I think, having done some reporting on the influencer space, some reporting around the YouTube space, and just thinking about those systems, there's a way in which career opportunities and creative opportunities function very differently for people who are 16, 17, 18, 19, even younger, maybe slightly older, that age group. They're coming up through the system.

So, mxmtoon, primarily, is known as a singer/songwriter. She came up through YouTube. I think she had a couple of classic ... plays a ukulele, gets a ton of attention and is able to leverage that into further opportunities. But she's also very firmly a visual-first creator in many other respects.

She is a Twitch streamer, she does this podcast where it's a daily podcast ... I believe it was with Spotify where she's treating it the same way that Casey Neistat used to treat vlogging, except with a bit of a twist.
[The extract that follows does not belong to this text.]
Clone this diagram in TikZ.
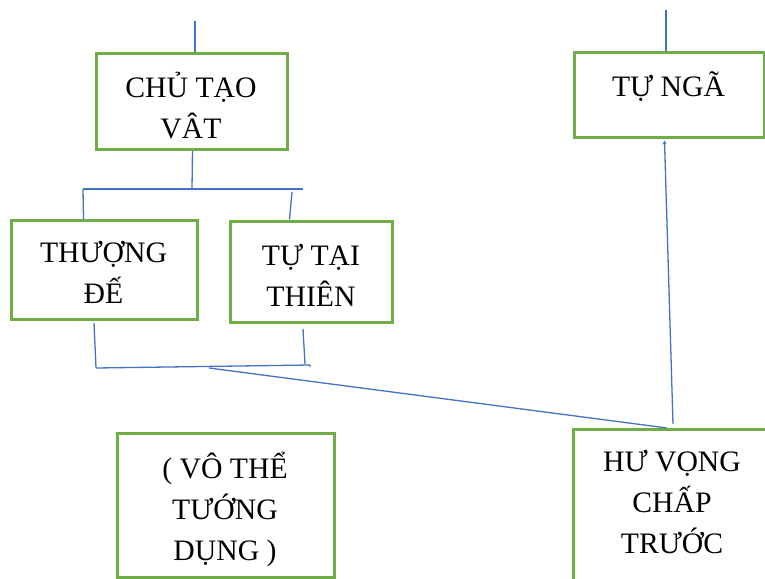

Every day, there's a new episode. Every day, there's a slight historical factoid that she unpacks or does stuff.

ERIC
: Like personal history, something about her?

NICK
: Sometimes it's personal history, sometimes it's general history, sometimes it's more specific history. It's just presence and content, just the nature of just being engaged and present as a creator online for their community to wrap around.

I find how she is moving forward in that stage of her career really fascinating to watch. I believe I encountered her first because of that Spotify project. I was like, "This is interesting." I think I'd heard one or two of her songs before by that point.

Then when I was poking around Twitch a couple of months after that, I spotted her doing stuff on Twitch as well. And I was like that is interesting because ... I'm doing more labor reporting around what it means to be a creative person and have a job in podcasting and in these various media industries.

And there is a way which my brain goes like, OK, that's one model of functioning, and then this whole other model that's happening in the generation after us where work is basically the air that they breathe. Everything that they do is in some fuel of public sphere.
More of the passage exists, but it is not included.